§ **Stated task**
Everything in the listing below from the line containing "Write the matplotlib code for this chart." through the line containing "lw=2.4, zorder=3, clip_on=True)" should be repeated exactly; leave out every other line.

§ **Data excerpts**
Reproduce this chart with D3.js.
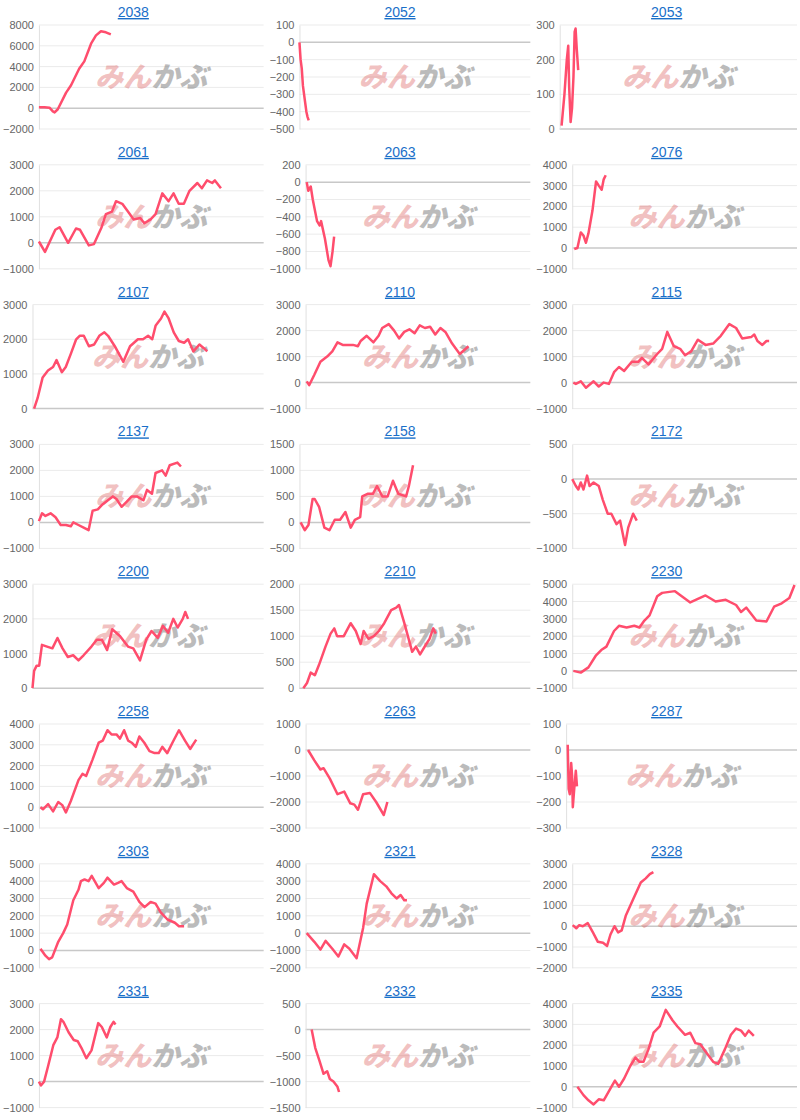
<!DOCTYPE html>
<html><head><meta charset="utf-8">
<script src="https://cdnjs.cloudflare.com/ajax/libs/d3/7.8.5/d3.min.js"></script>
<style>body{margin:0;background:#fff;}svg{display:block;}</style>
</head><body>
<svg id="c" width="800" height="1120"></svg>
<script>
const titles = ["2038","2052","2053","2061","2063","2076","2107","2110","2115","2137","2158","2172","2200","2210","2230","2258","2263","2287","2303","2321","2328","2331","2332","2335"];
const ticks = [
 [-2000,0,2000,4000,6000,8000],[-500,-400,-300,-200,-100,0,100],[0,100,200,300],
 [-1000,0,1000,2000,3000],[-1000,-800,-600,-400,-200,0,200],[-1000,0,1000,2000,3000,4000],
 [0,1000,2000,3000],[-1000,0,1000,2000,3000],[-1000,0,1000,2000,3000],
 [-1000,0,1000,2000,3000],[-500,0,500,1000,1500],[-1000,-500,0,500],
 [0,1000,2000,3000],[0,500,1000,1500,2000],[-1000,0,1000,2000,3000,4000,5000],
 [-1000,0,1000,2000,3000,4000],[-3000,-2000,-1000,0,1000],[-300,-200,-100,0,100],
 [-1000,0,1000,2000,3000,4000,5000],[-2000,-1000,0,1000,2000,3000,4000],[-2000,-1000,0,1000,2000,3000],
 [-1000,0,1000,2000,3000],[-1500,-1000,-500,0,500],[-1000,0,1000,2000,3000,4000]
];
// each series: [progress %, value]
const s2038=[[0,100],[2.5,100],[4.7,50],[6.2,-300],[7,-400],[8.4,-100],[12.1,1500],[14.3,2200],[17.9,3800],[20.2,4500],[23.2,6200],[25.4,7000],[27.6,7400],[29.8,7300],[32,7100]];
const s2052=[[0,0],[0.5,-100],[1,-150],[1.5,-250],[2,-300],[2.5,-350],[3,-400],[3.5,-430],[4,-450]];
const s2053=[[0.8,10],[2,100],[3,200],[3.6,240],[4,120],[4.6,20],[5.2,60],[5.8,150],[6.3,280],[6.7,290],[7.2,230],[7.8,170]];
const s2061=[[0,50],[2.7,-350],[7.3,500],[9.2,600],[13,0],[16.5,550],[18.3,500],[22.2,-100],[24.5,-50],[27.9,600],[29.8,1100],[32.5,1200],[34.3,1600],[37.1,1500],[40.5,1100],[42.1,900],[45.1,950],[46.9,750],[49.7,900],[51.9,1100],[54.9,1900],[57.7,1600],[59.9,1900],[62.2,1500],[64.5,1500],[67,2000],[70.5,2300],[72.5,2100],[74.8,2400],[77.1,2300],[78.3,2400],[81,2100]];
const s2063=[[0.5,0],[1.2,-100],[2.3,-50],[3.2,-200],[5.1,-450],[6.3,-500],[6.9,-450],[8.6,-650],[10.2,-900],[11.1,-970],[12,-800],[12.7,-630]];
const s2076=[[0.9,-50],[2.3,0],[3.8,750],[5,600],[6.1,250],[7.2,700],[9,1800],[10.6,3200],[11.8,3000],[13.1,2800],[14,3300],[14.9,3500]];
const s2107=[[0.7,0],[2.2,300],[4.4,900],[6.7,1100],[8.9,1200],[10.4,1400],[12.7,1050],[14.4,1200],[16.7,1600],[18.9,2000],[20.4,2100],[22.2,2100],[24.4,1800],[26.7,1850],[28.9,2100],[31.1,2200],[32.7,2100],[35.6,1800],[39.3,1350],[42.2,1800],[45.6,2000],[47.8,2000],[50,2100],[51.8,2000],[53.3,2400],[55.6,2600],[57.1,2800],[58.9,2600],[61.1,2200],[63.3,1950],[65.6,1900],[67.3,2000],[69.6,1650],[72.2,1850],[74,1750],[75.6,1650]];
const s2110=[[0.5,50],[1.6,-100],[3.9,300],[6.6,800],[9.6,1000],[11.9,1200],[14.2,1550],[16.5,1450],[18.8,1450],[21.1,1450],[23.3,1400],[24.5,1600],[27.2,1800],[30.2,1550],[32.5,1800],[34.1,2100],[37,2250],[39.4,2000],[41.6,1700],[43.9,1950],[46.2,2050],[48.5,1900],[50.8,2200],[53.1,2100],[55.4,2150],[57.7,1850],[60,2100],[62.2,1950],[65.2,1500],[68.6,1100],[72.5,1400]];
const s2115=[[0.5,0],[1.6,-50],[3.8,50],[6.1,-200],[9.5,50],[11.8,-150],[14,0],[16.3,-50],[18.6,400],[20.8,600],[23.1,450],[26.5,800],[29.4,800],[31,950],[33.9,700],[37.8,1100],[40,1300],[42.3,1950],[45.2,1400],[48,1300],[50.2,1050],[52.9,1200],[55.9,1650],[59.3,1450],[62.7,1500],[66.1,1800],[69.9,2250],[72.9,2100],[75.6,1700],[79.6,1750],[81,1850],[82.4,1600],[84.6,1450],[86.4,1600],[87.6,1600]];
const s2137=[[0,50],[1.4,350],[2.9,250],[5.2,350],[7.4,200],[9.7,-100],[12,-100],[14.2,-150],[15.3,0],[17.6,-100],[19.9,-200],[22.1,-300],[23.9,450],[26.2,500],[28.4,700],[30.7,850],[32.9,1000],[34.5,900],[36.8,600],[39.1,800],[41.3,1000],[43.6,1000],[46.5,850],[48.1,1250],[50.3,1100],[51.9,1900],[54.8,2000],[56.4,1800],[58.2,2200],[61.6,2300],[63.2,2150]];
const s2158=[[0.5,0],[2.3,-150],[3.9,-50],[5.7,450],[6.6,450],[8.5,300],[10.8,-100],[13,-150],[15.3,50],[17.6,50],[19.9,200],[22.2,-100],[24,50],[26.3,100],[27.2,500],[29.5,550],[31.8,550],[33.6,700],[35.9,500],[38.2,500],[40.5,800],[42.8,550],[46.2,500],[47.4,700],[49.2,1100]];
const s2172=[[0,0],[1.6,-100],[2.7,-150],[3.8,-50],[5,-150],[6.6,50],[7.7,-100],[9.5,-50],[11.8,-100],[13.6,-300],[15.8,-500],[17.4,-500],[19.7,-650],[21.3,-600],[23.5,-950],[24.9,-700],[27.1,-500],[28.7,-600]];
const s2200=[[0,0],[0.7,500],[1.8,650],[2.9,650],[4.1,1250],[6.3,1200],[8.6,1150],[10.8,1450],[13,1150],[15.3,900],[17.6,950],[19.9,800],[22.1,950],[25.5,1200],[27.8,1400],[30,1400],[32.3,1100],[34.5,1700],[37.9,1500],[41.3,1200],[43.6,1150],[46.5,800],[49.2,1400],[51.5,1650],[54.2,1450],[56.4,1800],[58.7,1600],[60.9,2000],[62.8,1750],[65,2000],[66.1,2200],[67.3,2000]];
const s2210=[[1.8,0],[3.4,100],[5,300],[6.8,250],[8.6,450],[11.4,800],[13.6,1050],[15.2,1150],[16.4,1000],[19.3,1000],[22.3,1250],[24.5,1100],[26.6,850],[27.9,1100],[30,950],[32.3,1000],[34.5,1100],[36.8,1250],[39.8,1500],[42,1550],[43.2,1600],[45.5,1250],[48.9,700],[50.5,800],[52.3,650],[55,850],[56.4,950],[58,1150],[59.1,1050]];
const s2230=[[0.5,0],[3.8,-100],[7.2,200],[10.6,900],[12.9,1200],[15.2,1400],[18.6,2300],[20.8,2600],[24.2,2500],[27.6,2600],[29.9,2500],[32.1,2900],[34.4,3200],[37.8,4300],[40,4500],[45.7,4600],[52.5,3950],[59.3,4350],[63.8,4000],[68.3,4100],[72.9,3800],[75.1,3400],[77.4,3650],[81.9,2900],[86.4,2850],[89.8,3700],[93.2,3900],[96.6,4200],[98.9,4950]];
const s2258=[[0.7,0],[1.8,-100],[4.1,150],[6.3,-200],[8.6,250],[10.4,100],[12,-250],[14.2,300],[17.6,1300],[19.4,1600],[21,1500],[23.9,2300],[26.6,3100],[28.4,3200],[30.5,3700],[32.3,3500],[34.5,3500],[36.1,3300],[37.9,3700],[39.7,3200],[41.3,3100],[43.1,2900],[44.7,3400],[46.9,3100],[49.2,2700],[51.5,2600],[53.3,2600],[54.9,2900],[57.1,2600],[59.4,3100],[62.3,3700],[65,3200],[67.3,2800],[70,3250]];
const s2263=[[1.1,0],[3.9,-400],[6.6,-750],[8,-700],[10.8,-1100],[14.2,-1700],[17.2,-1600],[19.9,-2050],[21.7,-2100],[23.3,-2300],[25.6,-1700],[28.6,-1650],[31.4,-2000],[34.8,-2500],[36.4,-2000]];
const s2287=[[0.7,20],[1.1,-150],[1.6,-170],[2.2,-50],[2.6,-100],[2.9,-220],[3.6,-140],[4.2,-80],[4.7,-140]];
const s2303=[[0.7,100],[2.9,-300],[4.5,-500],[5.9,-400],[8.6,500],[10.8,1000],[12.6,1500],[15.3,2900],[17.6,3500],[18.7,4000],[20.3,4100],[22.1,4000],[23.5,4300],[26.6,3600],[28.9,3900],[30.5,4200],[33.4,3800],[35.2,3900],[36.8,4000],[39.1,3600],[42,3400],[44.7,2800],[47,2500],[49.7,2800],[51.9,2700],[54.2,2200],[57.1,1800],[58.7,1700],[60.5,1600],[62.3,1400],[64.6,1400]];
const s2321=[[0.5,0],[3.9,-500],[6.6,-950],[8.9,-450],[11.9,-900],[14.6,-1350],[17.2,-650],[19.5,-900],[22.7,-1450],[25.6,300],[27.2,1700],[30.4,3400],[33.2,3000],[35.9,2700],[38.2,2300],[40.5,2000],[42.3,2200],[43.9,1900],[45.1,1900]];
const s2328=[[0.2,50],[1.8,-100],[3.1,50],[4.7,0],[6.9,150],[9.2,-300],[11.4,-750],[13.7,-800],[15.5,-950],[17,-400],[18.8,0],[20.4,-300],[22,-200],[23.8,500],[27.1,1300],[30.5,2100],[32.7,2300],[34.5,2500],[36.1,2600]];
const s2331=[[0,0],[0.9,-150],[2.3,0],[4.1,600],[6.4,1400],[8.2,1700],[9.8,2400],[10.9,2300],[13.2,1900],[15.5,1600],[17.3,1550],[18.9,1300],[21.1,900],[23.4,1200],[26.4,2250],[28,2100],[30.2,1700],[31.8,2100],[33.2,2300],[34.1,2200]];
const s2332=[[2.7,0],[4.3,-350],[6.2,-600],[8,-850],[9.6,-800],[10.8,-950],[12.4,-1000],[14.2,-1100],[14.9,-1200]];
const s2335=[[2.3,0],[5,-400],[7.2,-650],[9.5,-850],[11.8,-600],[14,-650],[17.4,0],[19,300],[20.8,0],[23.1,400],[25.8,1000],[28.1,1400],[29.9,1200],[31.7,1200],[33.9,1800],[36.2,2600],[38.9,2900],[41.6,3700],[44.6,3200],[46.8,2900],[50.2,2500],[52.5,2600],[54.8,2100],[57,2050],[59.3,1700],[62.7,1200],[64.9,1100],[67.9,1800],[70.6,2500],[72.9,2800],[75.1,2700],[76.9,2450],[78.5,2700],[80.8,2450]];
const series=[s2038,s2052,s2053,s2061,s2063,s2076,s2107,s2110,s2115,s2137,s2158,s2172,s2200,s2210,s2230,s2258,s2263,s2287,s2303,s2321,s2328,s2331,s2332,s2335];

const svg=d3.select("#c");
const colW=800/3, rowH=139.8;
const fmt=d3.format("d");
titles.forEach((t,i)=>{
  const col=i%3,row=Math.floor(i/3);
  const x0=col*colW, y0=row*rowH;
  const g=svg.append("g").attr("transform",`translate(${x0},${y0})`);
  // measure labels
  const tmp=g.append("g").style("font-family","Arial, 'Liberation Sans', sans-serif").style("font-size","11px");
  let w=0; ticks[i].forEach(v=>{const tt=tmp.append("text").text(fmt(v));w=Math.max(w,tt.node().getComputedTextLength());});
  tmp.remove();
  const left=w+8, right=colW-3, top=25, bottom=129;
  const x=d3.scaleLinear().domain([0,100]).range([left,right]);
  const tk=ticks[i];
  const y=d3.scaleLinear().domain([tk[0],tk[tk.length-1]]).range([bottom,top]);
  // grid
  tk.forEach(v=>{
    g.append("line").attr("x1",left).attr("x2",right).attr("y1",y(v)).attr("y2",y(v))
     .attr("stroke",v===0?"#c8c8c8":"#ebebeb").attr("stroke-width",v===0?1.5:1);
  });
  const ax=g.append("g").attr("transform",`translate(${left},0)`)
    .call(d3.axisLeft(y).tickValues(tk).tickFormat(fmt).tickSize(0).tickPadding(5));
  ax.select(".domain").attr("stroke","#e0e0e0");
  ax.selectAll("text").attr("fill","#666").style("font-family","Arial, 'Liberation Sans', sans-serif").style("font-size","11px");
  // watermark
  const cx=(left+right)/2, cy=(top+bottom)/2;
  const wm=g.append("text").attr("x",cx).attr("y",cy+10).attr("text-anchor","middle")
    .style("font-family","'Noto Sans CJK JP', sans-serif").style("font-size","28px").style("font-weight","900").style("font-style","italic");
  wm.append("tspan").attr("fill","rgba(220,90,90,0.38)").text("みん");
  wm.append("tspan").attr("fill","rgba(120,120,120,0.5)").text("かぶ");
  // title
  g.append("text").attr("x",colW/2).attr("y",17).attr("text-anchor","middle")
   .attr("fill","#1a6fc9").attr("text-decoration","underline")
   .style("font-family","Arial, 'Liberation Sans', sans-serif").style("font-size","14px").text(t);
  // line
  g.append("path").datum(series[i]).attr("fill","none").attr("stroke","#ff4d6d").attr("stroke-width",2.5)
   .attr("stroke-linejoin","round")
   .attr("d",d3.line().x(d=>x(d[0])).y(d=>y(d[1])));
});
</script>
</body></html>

==

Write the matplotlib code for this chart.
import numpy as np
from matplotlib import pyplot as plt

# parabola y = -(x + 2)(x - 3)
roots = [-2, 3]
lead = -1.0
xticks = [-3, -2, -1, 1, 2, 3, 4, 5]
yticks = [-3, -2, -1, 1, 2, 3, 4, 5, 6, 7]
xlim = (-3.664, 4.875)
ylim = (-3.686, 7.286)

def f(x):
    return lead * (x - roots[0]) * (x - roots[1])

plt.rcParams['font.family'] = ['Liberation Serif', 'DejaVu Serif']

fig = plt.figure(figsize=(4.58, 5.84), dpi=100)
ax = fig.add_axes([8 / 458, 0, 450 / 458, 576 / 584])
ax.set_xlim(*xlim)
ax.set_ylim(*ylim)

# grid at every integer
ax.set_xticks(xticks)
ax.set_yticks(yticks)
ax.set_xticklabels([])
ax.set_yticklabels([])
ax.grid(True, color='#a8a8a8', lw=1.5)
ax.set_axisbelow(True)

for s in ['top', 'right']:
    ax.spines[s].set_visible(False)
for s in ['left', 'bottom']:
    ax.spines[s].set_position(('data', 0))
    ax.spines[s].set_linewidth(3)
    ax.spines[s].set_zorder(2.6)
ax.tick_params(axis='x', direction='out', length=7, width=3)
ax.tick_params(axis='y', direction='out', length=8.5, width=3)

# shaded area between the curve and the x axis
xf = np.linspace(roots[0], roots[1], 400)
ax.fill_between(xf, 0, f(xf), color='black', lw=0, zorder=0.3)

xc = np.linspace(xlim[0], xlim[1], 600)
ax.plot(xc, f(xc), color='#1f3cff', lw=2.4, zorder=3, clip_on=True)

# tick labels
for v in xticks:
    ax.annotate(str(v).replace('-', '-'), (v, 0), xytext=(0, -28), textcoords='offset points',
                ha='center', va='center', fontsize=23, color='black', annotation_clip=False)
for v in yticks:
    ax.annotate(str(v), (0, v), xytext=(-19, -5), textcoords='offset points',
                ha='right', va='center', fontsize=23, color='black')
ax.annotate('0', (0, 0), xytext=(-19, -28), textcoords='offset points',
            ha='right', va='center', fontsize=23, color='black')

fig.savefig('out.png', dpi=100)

§ **The output**
Write the matplotlib code for this chart.
import numpy as np
from matplotlib import pyplot as plt

# parabola y = -(x + 2)(x - 3)
roots = [-2, 3]
lead = -1.0
xticks = [-3, -2, -1, 1, 2, 3, 4, 5]
yticks = [-3, -2, -1, 1, 2, 3, 4, 5, 6, 7]
xlim = (-3.664, 4.875)
ylim = (-3.686, 7.286)

def f(x):
    return lead * (x - roots[0]) * (x - roots[1])

plt.rcParams['font.family'] = ['Liberation Serif', 'DejaVu Serif']

fig = plt.figure(figsize=(4.58, 5.84), dpi=100)
ax = fig.add_axes([8 / 458, 0, 450 / 458, 576 / 584])
ax.set_xlim(*xlim)
ax.set_ylim(*ylim)

# grid at every integer
ax.set_xticks(xticks)
ax.set_yticks(yticks)
ax.set_xticklabels([])
ax.set_yticklabels([])
ax.grid(True, color='#a8a8a8', lw=1.5)
ax.set_axisbelow(True)

for s in ['top', 'right']:
    ax.spines[s].set_visible(False)
for s in ['left', 'bottom']:
    ax.spines[s].set_position(('data', 0))
    ax.spines[s].set_linewidth(3)
    ax.spines[s].set_zorder(2.6)
ax.tick_params(axis='x', direction='out', length=7, width=3)
ax.tick_params(axis='y', direction='out', length=8.5, width=3)

# shaded area between the curve and the x axis
xf = np.linspace(roots[0], roots[1], 400)
ax.fill_between(xf, 0, f(xf), color='black', lw=0, zorder=0.3)

xc = np.linspace(xlim[0], xlim[1], 600)
ax.plot(xc, f(xc), color='#1f3cff', lw=2.4, zorder=3, clip_on=True)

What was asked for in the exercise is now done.